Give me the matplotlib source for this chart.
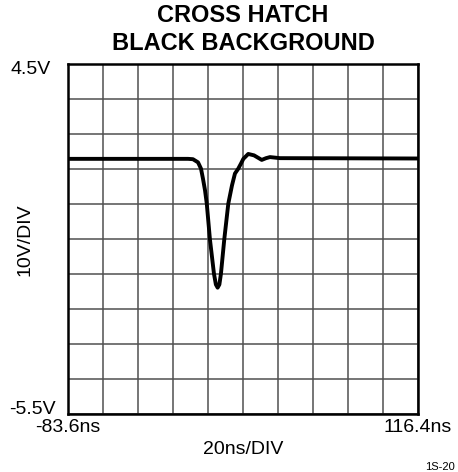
import matplotlib
matplotlib.use('Agg')
import matplotlib.pyplot as plt
import numpy as np

plt.rcParams['font.family'] = ['Liberation Sans', 'DejaVu Sans']

# Waveform (time in ns, amplitude in V)
time_ns = [-83.6, -36.7, -15.0, -12.2, -9.3, -7.6, -6.5, -5.3, -4.3, -2.5,
           -0.2, 0.9, 1.9, 2.9, 3.8, 5.7, 8.0, 10.1, 11.8, 13.7, 15.3,
           16.6, 19.4, 22.7, 27.1, 29.6, 31.8, 37.5, 116.4]
volts = [1.79, 1.79, 1.79, 1.78, 1.69, 1.51, 1.23, 0.89, 0.51, -0.51,
         -1.49, -1.80, -1.89, -1.80, -1.49, -0.51, 0.51, 1.03, 1.37, 1.51, 1.66,
         1.79, 1.93, 1.89, 1.76, 1.81, 1.84, 1.81, 1.80]

x_min, x_max = -83.6, 116.4
y_min, y_max = -5.5, 4.5
n_div = 10

W, H = 458, 472
fig = plt.figure(figsize=(W / 100, H / 100), dpi=100)
ax = fig.add_axes([68 / W, 1 - 414 / H, 350 / W, 350 / H])

ax.set_xlim(x_min, x_max)
ax.set_ylim(y_min, y_max)
ax.set_xticks(np.linspace(x_min, x_max, n_div + 1))
ax.set_yticks(np.linspace(y_min, y_max, n_div + 1))
ax.grid(True, color='#505050', linewidth=1.1)
ax.tick_params(length=0, labelleft=False, labelbottom=False)
for sp in ax.spines.values():
    sp.set_linewidth(1.8)
    sp.set_color('black')

ax.plot(time_ns, volts, color='black', linewidth=2.8, solid_joinstyle='round',
        solid_capstyle='round', zorder=3)


def ftext(px, py, s, **kw):
    fig.text(px / W, 1 - py / H, s, **kw)


ftext(243, 16, 'CROSS HATCH', ha='center', va='center', fontsize=17, fontweight='bold')
ftext(243, 43, 'BLACK BACKGROUND', ha='center', va='center', fontsize=17, fontweight='bold')
ftext(51, 70, '4.5V', ha='right', va='center', fontsize=14)
ftext(56, 409, '-5.5V', ha='right', va='center', fontsize=14)
ftext(35, 428, '-83.6ns', ha='left', va='center', fontsize=14)
ftext(452, 428, '116.4ns', ha='right', va='center', fontsize=14)
ftext(243, 449, '20ns/DIV', ha='center', va='center', fontsize=14)
ftext(25, 240, '10V/DIV', ha='center', va='center', fontsize=14, rotation=90)
ftext(455, 467, '1S-20', ha='right', va='center', fontsize=8)

fig.savefig('out.png', dpi=100)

____________

EXERCISE TASK: Make an exact copy of the lines from the top of the material through the line with "ax = fig.add_axes([68", pictures excluded.

WRITTEN ANSWER:
Give me the matplotlib source for this chart.
import matplotlib
matplotlib.use('Agg')
import matplotlib.pyplot as plt
import numpy as np

plt.rcParams['font.family'] = ['Liberation Sans', 'DejaVu Sans']

# Waveform (time in ns, amplitude in V)
time_ns = [-83.6, -36.7, -15.0, -12.2, -9.3, -7.6, -6.5, -5.3, -4.3, -2.5,
           -0.2, 0.9, 1.9, 2.9, 3.8, 5.7, 8.0, 10.1, 11.8, 13.7, 15.3,
           16.6, 19.4, 22.7, 27.1, 29.6, 31.8, 37.5, 116.4]
volts = [1.79, 1.79, 1.79, 1.78, 1.69, 1.51, 1.23, 0.89, 0.51, -0.51,
         -1.49, -1.80, -1.89, -1.80, -1.49, -0.51, 0.51, 1.03, 1.37, 1.51, 1.66,
         1.79, 1.93, 1.89, 1.76, 1.81, 1.84, 1.81, 1.80]

x_min, x_max = -83.6, 116.4
y_min, y_max = -5.5, 4.5
n_div = 10

W, H = 458, 472
fig = plt.figure(figsize=(W / 100, H / 100), dpi=100)
ax = fig.add_axes([68 / W, 1 - 414 / H, 350 / W, 350 / H])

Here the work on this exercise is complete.